In the non-lax case, we have (idempotent monads) = (reflective subcategories) $\subsetneq$ (idempotent adjunctions), the former two being the (necessarily idempotent) adjunctions whose right adjoint is fully faithful. So you're saying that in the lax case, this occurrence of "fully faithful" becomes "locally fully faithful and pseudomonic", and the former equality becomes an inequality also, with equality being equivalent to closure under reflective retracts (noting by comparison that any ordinary-reflective subcategory is closed under all retracts).

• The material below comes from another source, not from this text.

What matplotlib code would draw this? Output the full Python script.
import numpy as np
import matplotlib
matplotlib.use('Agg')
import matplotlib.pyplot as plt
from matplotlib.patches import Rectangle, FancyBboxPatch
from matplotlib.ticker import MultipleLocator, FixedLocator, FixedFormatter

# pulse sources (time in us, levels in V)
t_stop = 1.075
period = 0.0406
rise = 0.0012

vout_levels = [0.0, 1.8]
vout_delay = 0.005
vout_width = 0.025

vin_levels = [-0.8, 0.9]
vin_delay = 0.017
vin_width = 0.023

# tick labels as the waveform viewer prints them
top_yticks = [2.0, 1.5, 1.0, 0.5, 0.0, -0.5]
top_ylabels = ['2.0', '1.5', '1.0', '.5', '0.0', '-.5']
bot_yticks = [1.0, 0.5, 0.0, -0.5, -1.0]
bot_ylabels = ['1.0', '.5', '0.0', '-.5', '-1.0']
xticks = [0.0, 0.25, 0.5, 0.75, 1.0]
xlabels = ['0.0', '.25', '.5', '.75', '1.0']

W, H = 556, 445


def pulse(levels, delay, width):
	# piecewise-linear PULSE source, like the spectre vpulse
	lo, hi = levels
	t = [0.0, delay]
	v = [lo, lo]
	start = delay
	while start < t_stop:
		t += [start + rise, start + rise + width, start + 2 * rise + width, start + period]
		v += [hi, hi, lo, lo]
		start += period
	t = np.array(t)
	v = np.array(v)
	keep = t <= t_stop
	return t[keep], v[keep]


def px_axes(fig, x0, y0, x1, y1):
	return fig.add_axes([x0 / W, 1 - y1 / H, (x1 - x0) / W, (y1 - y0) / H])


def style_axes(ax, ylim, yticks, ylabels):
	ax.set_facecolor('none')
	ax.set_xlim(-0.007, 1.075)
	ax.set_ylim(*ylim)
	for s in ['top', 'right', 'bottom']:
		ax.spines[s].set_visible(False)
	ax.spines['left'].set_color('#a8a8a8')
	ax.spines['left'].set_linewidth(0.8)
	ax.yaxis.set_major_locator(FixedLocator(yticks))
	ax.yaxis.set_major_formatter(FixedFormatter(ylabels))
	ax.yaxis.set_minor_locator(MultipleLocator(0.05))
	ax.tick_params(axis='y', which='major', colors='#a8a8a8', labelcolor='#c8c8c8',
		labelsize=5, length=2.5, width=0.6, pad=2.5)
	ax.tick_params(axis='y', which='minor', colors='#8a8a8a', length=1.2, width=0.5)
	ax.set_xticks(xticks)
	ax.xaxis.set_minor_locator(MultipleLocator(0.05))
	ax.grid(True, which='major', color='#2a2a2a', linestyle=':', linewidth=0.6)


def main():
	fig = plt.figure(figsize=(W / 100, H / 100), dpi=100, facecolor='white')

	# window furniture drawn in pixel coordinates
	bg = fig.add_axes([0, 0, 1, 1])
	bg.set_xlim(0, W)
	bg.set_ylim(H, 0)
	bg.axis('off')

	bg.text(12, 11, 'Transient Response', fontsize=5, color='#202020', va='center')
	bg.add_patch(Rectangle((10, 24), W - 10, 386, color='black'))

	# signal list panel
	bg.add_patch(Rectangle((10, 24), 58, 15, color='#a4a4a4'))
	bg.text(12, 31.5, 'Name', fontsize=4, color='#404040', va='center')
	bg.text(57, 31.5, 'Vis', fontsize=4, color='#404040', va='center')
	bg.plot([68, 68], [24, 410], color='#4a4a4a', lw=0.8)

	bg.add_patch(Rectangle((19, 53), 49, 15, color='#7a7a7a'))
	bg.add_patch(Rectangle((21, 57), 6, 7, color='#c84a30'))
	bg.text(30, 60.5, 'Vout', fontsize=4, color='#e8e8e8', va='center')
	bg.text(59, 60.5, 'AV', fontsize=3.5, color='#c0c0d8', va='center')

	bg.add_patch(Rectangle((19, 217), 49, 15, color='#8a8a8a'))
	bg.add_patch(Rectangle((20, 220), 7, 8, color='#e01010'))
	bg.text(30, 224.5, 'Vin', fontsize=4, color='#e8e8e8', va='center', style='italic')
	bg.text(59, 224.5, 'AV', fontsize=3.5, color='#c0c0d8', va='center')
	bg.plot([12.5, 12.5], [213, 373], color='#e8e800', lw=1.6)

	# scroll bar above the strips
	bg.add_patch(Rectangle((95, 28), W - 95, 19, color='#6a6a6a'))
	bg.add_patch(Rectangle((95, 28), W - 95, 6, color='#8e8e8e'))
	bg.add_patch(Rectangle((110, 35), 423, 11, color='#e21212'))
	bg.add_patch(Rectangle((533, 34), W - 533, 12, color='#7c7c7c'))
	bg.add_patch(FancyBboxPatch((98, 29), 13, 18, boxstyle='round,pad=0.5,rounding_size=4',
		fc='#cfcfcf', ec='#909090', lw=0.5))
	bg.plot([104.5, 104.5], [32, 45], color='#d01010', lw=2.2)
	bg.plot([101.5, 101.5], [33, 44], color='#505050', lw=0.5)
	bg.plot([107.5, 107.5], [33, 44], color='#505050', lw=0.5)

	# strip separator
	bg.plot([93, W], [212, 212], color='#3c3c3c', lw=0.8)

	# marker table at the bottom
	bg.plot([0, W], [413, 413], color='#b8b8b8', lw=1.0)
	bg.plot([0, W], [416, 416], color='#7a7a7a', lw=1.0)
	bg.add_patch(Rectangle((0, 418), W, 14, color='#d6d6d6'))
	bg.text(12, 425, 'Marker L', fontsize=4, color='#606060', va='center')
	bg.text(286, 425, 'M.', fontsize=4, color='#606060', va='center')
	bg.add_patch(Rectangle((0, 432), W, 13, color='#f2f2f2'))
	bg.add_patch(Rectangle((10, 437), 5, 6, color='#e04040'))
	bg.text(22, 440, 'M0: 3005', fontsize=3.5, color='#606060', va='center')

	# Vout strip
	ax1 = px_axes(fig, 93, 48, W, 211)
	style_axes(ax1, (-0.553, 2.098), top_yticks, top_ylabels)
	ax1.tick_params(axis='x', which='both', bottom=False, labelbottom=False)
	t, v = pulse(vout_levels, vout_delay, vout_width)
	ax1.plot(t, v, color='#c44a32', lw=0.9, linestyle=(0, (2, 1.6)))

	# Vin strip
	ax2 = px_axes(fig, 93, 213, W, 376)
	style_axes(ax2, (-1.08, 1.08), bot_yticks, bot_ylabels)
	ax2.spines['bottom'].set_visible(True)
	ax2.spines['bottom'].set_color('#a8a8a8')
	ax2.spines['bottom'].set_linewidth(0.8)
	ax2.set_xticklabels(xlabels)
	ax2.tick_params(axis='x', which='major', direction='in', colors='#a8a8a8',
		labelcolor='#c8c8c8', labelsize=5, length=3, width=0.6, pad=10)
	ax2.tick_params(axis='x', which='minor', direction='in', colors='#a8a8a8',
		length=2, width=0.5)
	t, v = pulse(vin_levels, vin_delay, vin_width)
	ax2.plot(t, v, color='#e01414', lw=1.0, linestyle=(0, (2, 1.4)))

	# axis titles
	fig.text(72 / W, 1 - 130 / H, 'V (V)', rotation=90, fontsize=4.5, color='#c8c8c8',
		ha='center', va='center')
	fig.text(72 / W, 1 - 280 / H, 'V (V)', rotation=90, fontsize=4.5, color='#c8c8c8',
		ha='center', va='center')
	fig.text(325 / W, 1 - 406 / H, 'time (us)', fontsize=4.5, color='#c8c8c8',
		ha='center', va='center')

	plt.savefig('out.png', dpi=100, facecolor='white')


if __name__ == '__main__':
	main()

Mike Shulman (Jan 17 2024 at 16:59):

That's quite nice!

Jonas Frey (Jan 17 2024 at 20:44):

Mike Shulman said:

In the non-lax case, we have (idempotent monads) = (reflective subcategories) $\subsetneq$ (idempotent adjunctions), the former two being the (necessarily idempotent) adjunctions whose right adjoint is fully faithful. So you're saying that in the lax case, this occurrence of "fully faithful" becomes "locally fully faithful and pseudomonic", and the former equality becomes an inequality also, with equality being equivalent to closure under reflective retracts (noting by comparison that any ordinary-reflective subcategory is closed under all retracts).

Yes, I think that's my understanding!

Jonas Frey (Jan 17 2024 at 20:47):

(but when a pseudo-mono has a left adjoint, the adjunction is not automatically lax idempotent. a counterexample is given by the inclusion of monoids into semigroups, or of rings into non-unital rings)

Mike Shulman (Jan 17 2024 at 20:54):

Right - I guess that difference has to do with the fact that an equivalence can always be improved to an adjoint equivalence, but a non-equivalence adjoint is extra structure.